The Government is to evaluate actions it may take against unemployed people who do not turn up for interviews with the Department of Social Protection.

The information was revealed by the Department of Finance today as part of the Government's commitment in an IMF and EU memo.

The document includes commitments to strengthen training and intervention policies aimed at getting jobseekers back to work.

The Department of Social Protection is to prepare a plan after an evaluation of how these policies should work.

This includes penalty sanctions and whether the long-term unemployed have "adequate incentives and skills" to return to work.
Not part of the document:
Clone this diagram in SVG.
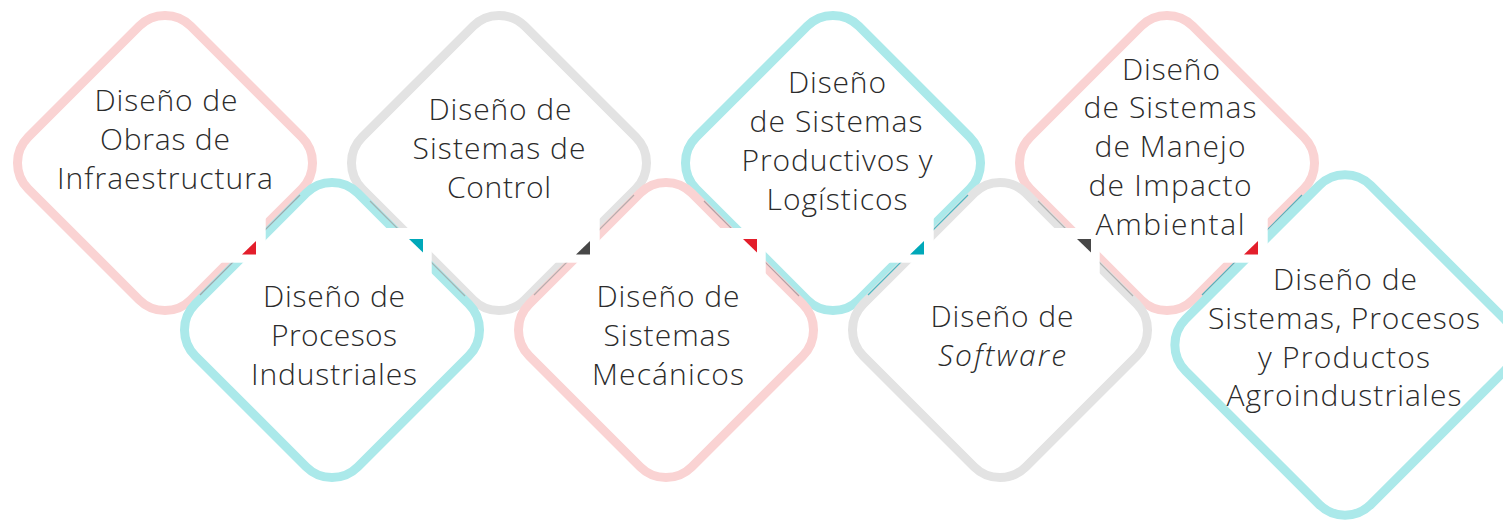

The Government has also said that it will prepare a preliminary proposal for the restructuring of Irish Life & Permanent by the end of this month, with a final decision by the end of April.

It says this will build on an analysis of options completed by the bank itself, with recapitalisation to be completed by the end of the second quarter.

In addition, the updated Memorandum of Understanding includes, for the first time, a reference to using the proceeds from the sale of State assets to reinvest in the economy.

No figures are given for the amount likely to be raised from any such sale, as negotiations are continuing with the Troika, while analysis is continuing on which assets could be sold.

It also says it will update the Troika by the end of March on progress towards the introduction of water meters, with a detailed implementation plan by the end of April.

This is with a view to bringing water charges in by the end of the EU/IMF programme at the end of 2013.

The Government also commits to strengthening the "inability to pay" clause in planned legislation on the pay rules known as Employment Regulation Orders and Registered Employment Agreements, which cover some sectors of the economy.

The paper also sets out plans for at least €3.5bn of measures in Budget 2013, including tax-raising measures of €1.2bn.

These will include "a broadening of the personal income tax base", an increase in excise duty and other indirect taxes, and a restructuring of motor tax.

The document stresses, however, that the Government can substitute one of more of these with others that would have the same effect.

Elsewhere, the EU, European Central Bank and IMF has confirmed that the Government can use some of the proceeds of any sale of State assets to reinvest in the economy, instead of paying down debt.

The latest update to the Memorandum of Understanding agreed with the Troika sets out for the first time how any money raised through asset sales would be spent.